WRITTEN REQUEST.
Produce nothing but an exact copy of the lines from the one containing "Clone this chart in matplotlib." through the one containing "uasz = [1277, 1167, 1063, 1038, 1106, 1204, 1241, 1259]", and do not carry over pictures.

LISTING.
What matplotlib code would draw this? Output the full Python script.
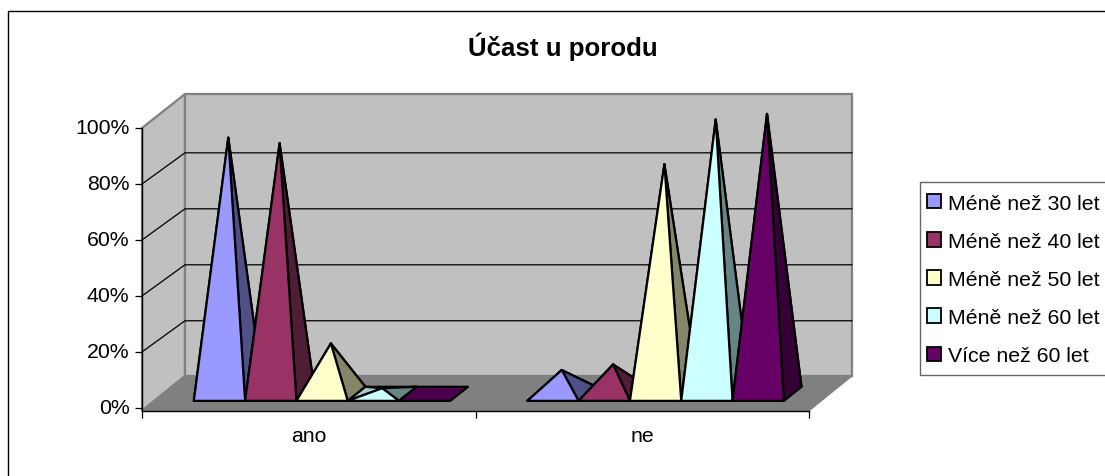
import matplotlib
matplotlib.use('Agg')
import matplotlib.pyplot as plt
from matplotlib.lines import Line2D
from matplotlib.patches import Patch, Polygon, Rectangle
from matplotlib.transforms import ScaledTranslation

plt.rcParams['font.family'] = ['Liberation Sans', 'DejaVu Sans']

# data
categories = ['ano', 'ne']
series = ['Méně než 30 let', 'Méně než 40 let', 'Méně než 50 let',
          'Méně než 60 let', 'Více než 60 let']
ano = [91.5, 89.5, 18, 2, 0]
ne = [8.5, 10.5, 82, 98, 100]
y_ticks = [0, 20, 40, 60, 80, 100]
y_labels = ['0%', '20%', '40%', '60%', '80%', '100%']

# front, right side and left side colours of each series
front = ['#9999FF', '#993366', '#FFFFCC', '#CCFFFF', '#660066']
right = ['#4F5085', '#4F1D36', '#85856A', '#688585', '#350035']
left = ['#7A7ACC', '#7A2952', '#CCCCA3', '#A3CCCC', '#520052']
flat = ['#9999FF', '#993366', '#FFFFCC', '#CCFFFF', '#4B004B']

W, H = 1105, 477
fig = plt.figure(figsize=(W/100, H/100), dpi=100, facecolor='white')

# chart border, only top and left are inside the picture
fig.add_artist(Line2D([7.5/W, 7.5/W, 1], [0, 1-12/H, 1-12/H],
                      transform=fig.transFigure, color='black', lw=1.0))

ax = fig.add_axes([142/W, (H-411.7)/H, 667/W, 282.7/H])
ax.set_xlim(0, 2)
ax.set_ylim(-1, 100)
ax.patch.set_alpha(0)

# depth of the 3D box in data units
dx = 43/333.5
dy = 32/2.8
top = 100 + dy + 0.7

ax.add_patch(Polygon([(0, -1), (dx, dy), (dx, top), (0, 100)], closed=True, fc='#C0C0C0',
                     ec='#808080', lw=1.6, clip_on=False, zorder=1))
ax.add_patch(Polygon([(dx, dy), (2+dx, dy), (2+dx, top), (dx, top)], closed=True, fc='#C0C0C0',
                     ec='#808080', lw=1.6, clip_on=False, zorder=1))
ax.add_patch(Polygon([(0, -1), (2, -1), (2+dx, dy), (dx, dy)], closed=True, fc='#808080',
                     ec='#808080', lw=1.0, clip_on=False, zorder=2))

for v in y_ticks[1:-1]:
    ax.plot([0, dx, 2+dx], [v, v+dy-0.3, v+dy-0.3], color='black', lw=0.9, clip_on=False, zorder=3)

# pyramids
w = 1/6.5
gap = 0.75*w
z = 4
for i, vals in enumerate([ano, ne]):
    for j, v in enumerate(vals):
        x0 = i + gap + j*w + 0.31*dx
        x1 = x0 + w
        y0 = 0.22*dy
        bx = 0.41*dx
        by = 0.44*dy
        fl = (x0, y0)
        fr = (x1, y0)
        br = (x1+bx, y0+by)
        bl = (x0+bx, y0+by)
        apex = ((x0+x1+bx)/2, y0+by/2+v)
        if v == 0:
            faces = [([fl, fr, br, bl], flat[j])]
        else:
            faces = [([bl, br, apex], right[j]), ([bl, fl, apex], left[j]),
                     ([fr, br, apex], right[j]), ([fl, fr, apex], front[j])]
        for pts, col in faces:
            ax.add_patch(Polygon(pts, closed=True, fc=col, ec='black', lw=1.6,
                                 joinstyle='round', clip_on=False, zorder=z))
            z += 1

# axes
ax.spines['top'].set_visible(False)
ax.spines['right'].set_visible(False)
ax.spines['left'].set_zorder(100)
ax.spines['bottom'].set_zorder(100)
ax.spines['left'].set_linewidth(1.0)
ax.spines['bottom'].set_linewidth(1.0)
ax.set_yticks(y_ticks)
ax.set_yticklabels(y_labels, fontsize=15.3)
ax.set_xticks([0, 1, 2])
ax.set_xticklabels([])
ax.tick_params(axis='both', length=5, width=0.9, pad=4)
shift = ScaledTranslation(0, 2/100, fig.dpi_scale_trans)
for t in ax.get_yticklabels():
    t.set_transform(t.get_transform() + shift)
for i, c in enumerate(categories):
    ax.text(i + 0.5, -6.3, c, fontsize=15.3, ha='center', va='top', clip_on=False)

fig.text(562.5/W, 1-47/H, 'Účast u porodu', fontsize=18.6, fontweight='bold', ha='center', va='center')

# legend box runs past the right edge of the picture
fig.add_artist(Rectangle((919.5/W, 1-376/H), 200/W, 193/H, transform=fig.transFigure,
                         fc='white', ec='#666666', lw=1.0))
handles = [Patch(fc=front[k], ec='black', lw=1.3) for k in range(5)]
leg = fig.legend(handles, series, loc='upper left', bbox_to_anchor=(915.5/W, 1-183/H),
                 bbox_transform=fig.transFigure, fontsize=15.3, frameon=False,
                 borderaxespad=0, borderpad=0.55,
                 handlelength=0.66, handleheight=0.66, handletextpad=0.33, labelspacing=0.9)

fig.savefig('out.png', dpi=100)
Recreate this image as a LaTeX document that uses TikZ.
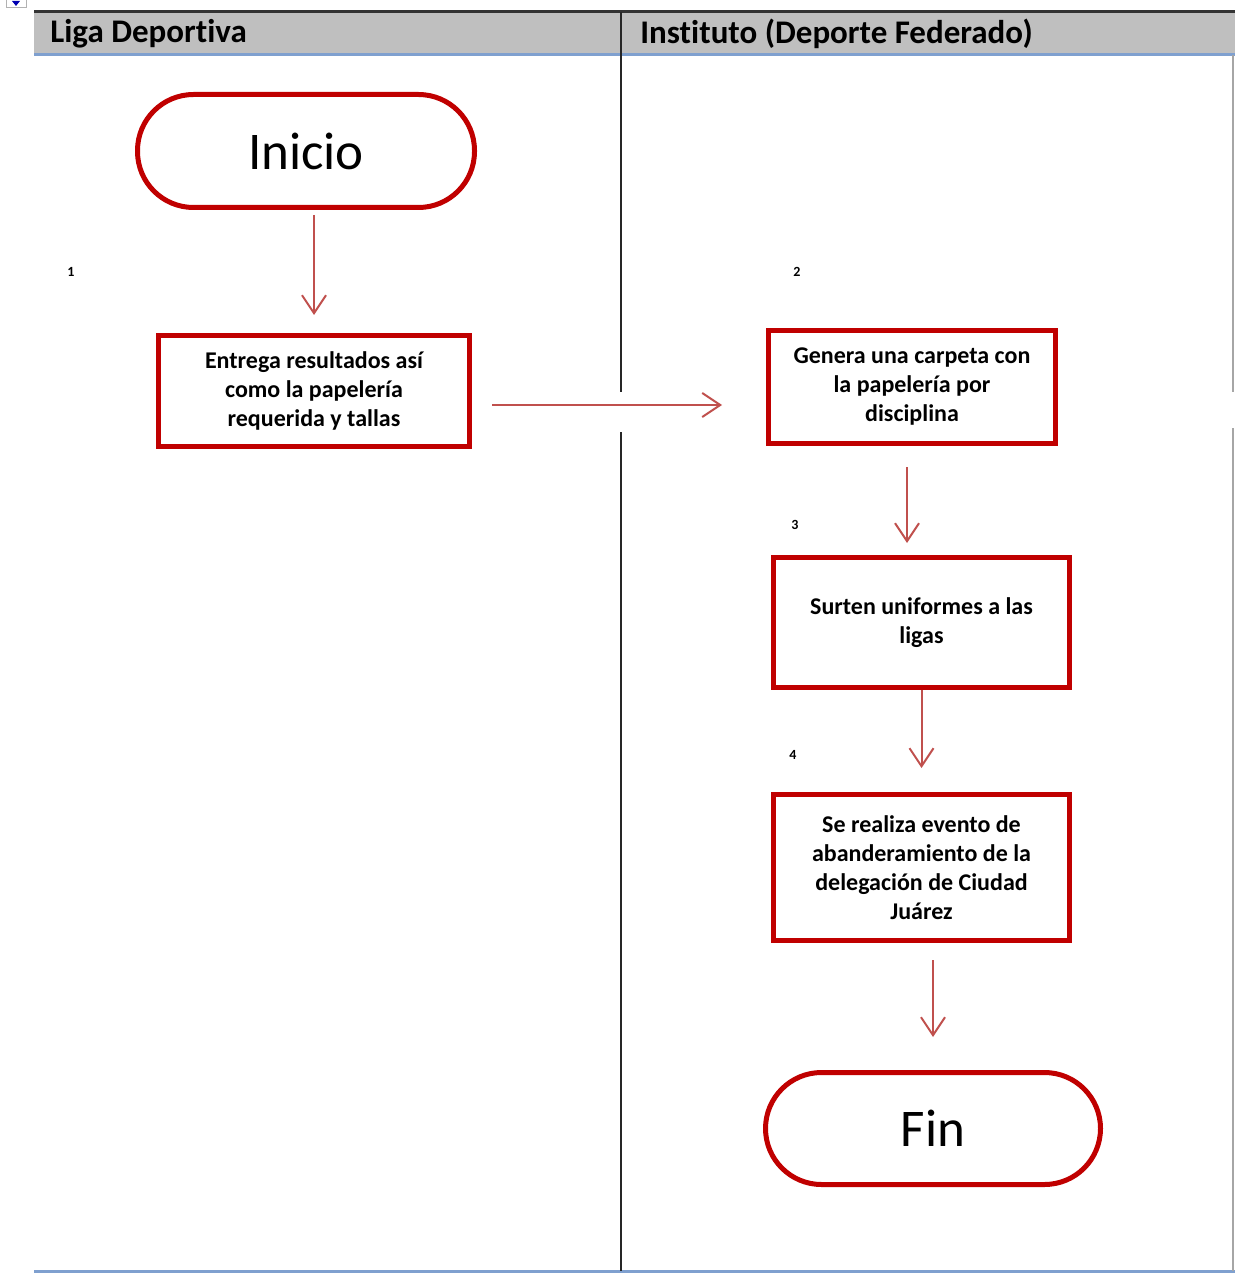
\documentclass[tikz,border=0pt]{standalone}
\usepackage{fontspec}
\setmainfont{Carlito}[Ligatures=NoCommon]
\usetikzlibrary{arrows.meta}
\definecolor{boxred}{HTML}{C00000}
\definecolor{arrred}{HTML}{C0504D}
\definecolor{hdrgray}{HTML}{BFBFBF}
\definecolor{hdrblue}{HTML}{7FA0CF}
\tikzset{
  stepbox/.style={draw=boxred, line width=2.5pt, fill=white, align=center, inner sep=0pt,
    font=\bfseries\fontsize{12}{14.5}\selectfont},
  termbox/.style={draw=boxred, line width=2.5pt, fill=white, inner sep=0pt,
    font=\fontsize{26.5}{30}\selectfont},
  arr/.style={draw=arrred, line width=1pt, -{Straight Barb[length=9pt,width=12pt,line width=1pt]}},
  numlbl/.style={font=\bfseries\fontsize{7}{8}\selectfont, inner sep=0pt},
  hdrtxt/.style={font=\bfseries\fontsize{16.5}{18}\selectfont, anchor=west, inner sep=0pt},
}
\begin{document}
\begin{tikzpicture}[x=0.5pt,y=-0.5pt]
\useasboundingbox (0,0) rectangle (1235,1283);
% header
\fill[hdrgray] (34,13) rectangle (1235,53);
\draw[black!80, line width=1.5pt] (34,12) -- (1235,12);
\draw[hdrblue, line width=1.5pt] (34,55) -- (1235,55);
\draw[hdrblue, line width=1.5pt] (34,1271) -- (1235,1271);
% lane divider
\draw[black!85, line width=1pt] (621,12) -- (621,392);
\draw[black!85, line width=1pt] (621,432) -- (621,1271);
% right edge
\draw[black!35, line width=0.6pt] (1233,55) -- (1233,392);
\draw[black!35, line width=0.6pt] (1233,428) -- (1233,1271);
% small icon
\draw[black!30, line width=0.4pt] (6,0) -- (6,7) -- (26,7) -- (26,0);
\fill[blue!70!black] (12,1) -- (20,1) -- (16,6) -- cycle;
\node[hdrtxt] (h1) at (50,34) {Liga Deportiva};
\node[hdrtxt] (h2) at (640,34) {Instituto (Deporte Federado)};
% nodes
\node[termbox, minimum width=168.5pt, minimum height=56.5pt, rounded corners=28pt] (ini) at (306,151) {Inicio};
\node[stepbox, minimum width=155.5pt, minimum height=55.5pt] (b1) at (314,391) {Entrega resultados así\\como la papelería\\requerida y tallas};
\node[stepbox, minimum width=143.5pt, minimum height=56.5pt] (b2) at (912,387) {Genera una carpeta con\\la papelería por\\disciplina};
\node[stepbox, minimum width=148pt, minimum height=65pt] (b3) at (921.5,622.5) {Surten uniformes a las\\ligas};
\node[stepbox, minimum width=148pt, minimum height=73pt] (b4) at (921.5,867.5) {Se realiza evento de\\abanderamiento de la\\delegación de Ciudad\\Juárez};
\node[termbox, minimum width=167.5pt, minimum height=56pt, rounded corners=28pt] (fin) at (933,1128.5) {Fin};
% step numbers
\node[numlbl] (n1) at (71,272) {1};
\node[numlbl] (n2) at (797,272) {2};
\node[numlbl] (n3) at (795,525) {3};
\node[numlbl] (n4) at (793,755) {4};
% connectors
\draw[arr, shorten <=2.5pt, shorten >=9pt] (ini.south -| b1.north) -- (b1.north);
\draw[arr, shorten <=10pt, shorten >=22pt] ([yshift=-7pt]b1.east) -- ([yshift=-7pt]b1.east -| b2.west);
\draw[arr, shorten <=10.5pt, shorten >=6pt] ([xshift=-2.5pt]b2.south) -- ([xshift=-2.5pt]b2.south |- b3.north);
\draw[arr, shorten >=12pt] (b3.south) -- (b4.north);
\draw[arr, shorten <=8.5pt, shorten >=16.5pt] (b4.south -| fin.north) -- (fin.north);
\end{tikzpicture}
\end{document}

...

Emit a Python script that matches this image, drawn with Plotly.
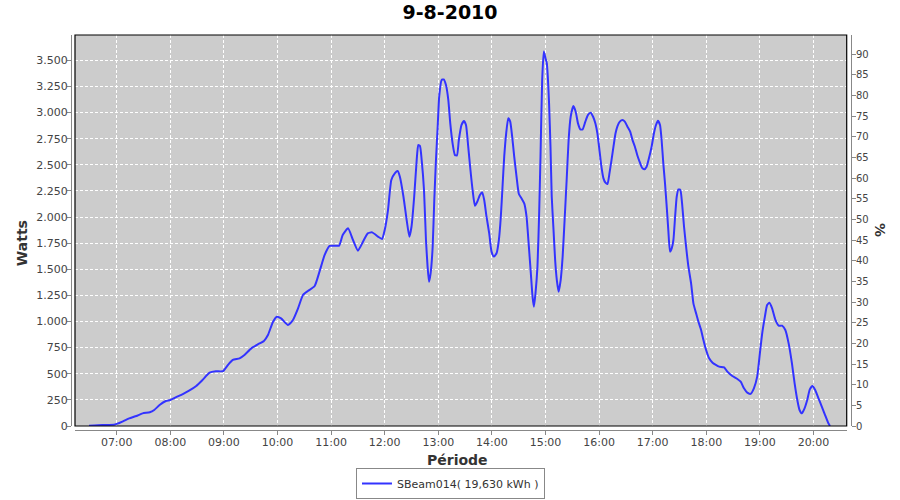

--

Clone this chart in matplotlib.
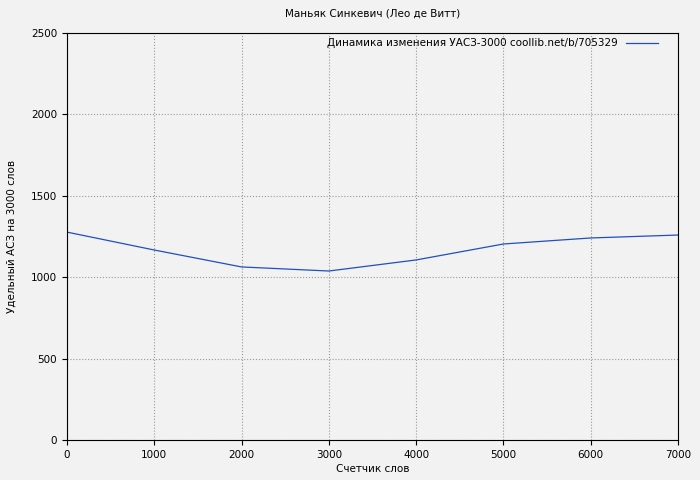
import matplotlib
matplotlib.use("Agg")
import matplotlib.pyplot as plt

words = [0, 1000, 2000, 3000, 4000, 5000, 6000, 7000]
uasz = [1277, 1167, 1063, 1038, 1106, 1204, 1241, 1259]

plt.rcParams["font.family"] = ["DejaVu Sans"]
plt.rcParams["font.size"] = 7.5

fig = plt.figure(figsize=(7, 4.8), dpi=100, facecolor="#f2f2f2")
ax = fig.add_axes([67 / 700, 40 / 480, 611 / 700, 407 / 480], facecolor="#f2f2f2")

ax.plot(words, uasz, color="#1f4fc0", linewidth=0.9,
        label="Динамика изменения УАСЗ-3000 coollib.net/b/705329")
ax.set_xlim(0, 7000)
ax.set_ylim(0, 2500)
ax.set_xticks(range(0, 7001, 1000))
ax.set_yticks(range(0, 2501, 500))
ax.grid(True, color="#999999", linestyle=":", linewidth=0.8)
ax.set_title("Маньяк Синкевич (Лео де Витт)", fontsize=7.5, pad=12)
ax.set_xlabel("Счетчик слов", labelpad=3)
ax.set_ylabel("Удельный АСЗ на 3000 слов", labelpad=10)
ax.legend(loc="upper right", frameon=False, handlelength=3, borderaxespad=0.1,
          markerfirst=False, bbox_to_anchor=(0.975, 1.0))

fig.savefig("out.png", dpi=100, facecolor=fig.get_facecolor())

RESULT.
Clone this chart in matplotlib.
import matplotlib
matplotlib.use("Agg")
import matplotlib.pyplot as plt

words = [0, 1000, 2000, 3000, 4000, 5000, 6000, 7000]
uasz = [1277, 1167, 1063, 1038, 1106, 1204, 1241, 1259]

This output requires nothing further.